Conclusions: The Tribunal directed acceptance of the assessee's methodology allowing STT-paid short-term capital loss to be set off against STT-not-paid short-term capital gains. The corresponding grounds were allowed.
Issue 2: Adjustment of brought forward non-grandfathered long-term capital loss against grandfathered long-term capital gains exempt under Article 13(4) of India-Mauritius DTAA
Legal framework: The Tribunal proceeded on the admitted position that grandfathered long-term capital gains (from shares acquired prior to 01/04/2017) were claimed as not taxable in India under Article 13(4) of the India-Mauritius DTAA. It examined the interaction of treaty relief with computation and set-off principles under the Act (including section 90(2) as discussed in the Tribunal's reasoning), and whether exempt gains can be treated as income available for adjustment of carried forward loss.
Interpretation and reasoning: The Tribunal rejected the Revenue's approach that treaty-exempt gains nevertheless form part of "total income" such that brought forward losses must first be set off against them. It held that capital gains that are exempt from taxation in India by virtue of Article 13(4) cannot be brought into computation in India so as to enable adjustment of brought forward losses against such exempt gains, because doing so would effectively dilute the treaty exemption. Since the brought forward long-term capital loss was from non-grandfathered transactions, it could be set off only against taxable long-term capital gains from non-grandfathered transfers, and not against exempt grandfathered gains.

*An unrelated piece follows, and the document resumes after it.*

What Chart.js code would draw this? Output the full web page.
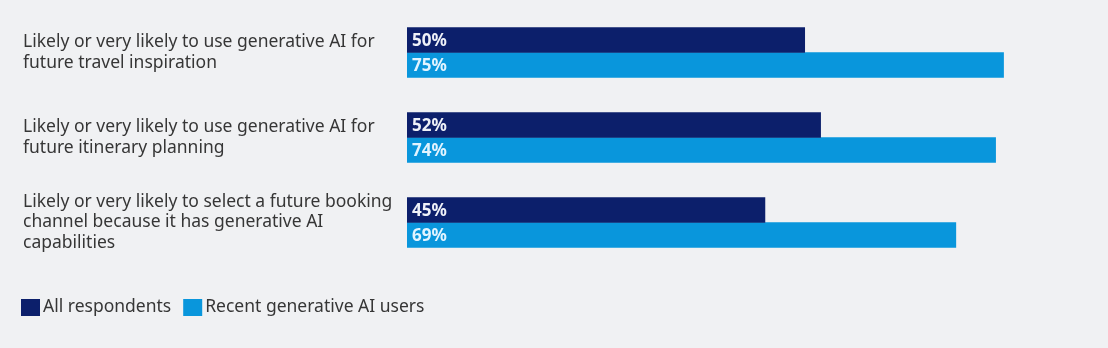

Conclusions: The Tribunal directed that the entire grandfathered long-term capital gains covered by Article 13(4) be allowed as exempt/not taxable in India and not adjusted against brought forward long-term capital loss. It further directed that brought forward long-term capital loss be set off against net long-term capital gains from non-grandfathered share transfers. The impugned approach of adjusting losses against exempt grandfathered gains was set aside and the relevant grounds were allowed.
Issue 3: Arithmetical errors in computation sheet and short grant of TDS credit
Legal framework: The Tribunal treated these matters as requiring verification/rectification at the assessment level, particularly since rectification applications were stated to be pending.
Interpretation and reasoning: The Tribunal did not itself quantify corrections, but directed recomputation consistent with law and the Tribunal's substantive directions on set-off/exemption. For TDS credit short grant, it restored the issue to the Assessing Officer for necessary verification and grant of credit in accordance with law.
Conclusions: Computation-sheet grounds were allowed for statistical purposes with a direction to correctly compute income after giving effect to the Tribunal's findings. The TDS credit issue was remanded for verification and appropriate credit, allowed for statistical purposes.
Issue 4: Challenge to initiation of penalty under section 270A
Interpretation and reasoning: The Tribunal held that a challenge to initiation of penalty proceedings at this stage is premature.
Conclusions: Grounds against initiation of penalty proceedings under section 270A were dismissed as premature.